А как же Нинин роман?

Любовь, взаимная, с провалами и высотами, кружила их и мучила. Мечтали уже они и о браке, но Нина так боялась, что надо будет сказать об этом родителям… Боялась: если скажет, ничего хорошего не будет…

Кстати, осенью 1914 года Прокофьев попросил Нину написать слова для романса, а еще найти ему сюжет для оперы или балета. Она была этим предложением очень счастлива, сказала, что будет не «романс», а «портрет», и именно ее. Нина решила написать про «Гадкого утенка» и две недели составляла текст, который как можно лучше выразил бы горестное одиночество утенка.

Прокофьев был в восторге от этой вещи, говорил, что они теперь будут вместе работать.

И очень скоро это произведение было очень успешно исполнено камерной певицей Жеребцовой-Андреевой в ее концерте. Прокофьев на рукописи нот написал посвящение: «Нине Мещерской».

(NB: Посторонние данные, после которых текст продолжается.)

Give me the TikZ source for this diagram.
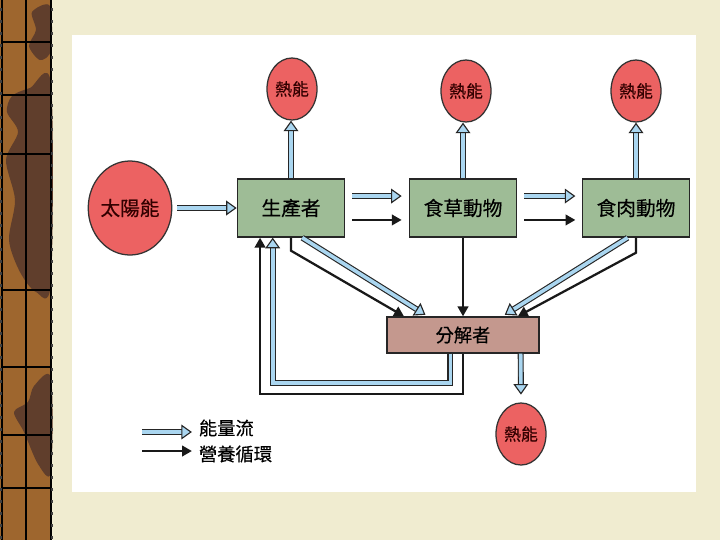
\documentclass[tikz,border=0pt]{standalone}
\usepackage{fontspec}
\setmainfont{Noto Sans CJK TC}[FakeBold=0.4]
\usetikzlibrary{arrows.meta,positioning,shapes.geometric,calc}

\definecolor{wood}{RGB}{158,102,46}
\definecolor{wooddark}{RGB}{96,62,44}
\definecolor{paper}{RGB}{240,236,208}
\definecolor{heatred}{RGB}{236,98,98}
\definecolor{boxgreen}{RGB}{158,188,150}
\definecolor{boxbrown}{RGB}{196,152,142}
\definecolor{skyarrow}{RGB}{170,214,240}

\begin{document}
\begin{tikzpicture}[
    x=0.025cm, y=-0.025cm,
    heat/.style={ellipse, draw=black!80, line width=0.9pt, fill=heatred, minimum width=1.25cm, minimum height=1.55cm, inner sep=0pt, font=\fontsize{12}{12}\selectfont, text=black!80!red},
    box/.style={rectangle, draw=black!85, line width=1pt, fill=boxgreen, minimum width=2.68cm, minimum height=1.45cm, font=\fontsize{14}{14}\selectfont},
    energy/.style={draw=black!85, line width=0.8pt, double=skyarrow, double distance=2.6pt, -{Triangle[length=7.5pt, width=10.5pt, fill=skyarrow, line width=0.8pt]}},
    nutrient/.style={draw=black!90, line width=1.6pt, -{Triangle[length=7pt, width=7.5pt]}},
    keytext/.style={anchor=west, font=\fontsize{13}{13}\selectfont}
]
\useasboundingbox (0,0) rectangle (720,540);

% Background
\fill[paper] (0,0) rectangle (720,540);
\fill[white] (72,35) rectangle (696,492);

% Wooden border
\fill[wood] (0,0) rectangle (52,540);
\fill[wooddark] plot[smooth cycle] coordinates {(32,12) (50,6) (51,50) (40,60) (29,46) (36,30)};
\fill[wooddark] plot[smooth cycle] coordinates {(12,96) (30,88) (51,84) (51,282) (36,292) (20,272) (9,240) (15,200) (6,160) (18,132) (7,112)};
\fill[wooddark] plot[smooth cycle] coordinates {(34,386) (51,378) (51,472) (38,464) (24,432) (14,412) (28,402)};
\draw[line width=1.3pt] (2,0) -- (2,540) (51,0) -- (51,540);
\draw[line width=0.8pt] (26,0) -- (26,540);
\foreach \y in {42,95,154,290,367,435,488} {
    \draw[line width=0.8pt] (2,\y) -- (51,\y);
}
\foreach \y in {8,20,...,536} {
    \fill[black!75] (0,\y) rectangle (2,\y+3);
    \fill[black!75] (51,\y) rectangle (53,\y+3);
}

% Sun
\node[heat, minimum width=1.85cm, minimum height=2.35cm, font=\fontsize{14}{14}\selectfont] (sun) at (130,208) {太陽能};

% Trophic levels
\node[box] (producer) at (291,208) {生產者};
\node[box] (herbivore) at (463,208) {食草動物};
\node[box] (carnivore) at (636,208) {食肉動物};
\node[box, fill=boxbrown, minimum width=3.8cm, minimum height=0.9cm, font=\fontsize{13}{13}\selectfont] (decomposer) at (463,335) {分解者};

% Heat
\foreach \n/\x/\y in {1/292/89, 2/466/91, 3/636/91, 4/521/434} {
    \node[heat] (heat\n) at (\x,\y) {熱能};
}

% Energy flow
\draw[energy, shorten <=3.5pt] (sun) -- (producer);
\draw[energy] (producer.north) -- (producer.north |- heat1.south);
\draw[energy] (herbivore.north) -- (herbivore.north |- heat2.south);
\draw[energy] (carnivore.north) -- (carnivore.north |- heat3.south);
\draw[energy, shorten <=5pt, shorten >=5pt] ([yshift=8.5pt]producer.east) -- ([yshift=8.5pt]herbivore.west);
\draw[energy, shorten <=5pt, shorten >=4.5pt] ([yshift=8.5pt]herbivore.east) -- ([yshift=8.5pt]carnivore.west);
\draw[energy, shorten >=2pt] ([xshift=8pt]producer.south) -- ([xshift=-25pt]decomposer.north);
\draw[energy, shorten >=2pt] ([xshift=-6pt]carnivore.south) -- ([xshift=28pt]decomposer.north);
\draw[energy] ([xshift=-9pt]decomposer.south) -- ++(0,29) -| ([xshift=-13pt]producer.south);
\draw[energy, shorten >=5.5pt] ([xshift=41pt]decomposer.south) -- (heat4.north);

% Nutrient cycle
\draw[nutrient, shorten <=5pt, shorten >=5pt] ([yshift=-8.5pt]producer.east) -- ([yshift=-8.5pt]herbivore.west);
\draw[nutrient, shorten <=5pt, shorten >=4.5pt] ([yshift=-8.5pt]herbivore.east) -- ([yshift=-8.5pt]carnivore.west);
\draw[nutrient] (producer.south) -- ++(0,13) -- ([xshift=-42pt]decomposer.north);
\draw[nutrient] (herbivore.south) -- (decomposer.north);
\draw[nutrient] (carnivore.south) -- ++(0,15) -- ([xshift=39pt]decomposer.north);
\draw[nutrient] (decomposer.south) -- ++(0,40) -| ([xshift=-22pt]producer.south);

% Key
\node[keytext] (keyenergy) at (194,428) {能量流};
\node[keytext] (keycycle) at (194,454) {營養循環};
\coordinate (keyenergystart) at (142,432);
\coordinate (keycyclestart) at (142,451);
\draw[energy, shorten >=1.5pt] (keyenergystart) -- (keyenergystart -| keyenergy.west);
\draw[nutrient, shorten >=1.5pt] (keycyclestart) -- (keycyclestart -| keycycle.west);

\end{tikzpicture}
\end{document}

Но период недомолвок истекал — наступило время что-то решать. Дягилев вторично вызвал Прокофьева в Италию, там его ожидала европейская слава. Сергей примчался в Царское Село и потребовал у Нины сейчас же скорее венчаться и ехать вместе в Италию. Нина оторопела — как ехать? Ведь война, и, видно, она будет длиться долго! Но Сергей почти приказывал: сейчас, завтра, скорей — все объявить родителям и уезжать в Италию! Нина вернулась в Петербург, и… скандал разразился сразу, как гроза летом на Илью Пророка, неумолимо. И она сразу почувствовала, что все безнадежно, все пропало… Потом годами Нина пыталась забыть то горе, которое пережила, старалась понять, неужели всегда первая любовь должна сопровождаться вот таким полным крахом? Ее родители были поражены оба: как это так, они ничего не знали?! Брак с «артистом» им казался безумием. «Но ведь он уже и сейчас известен во всей России!» — говорила Нина.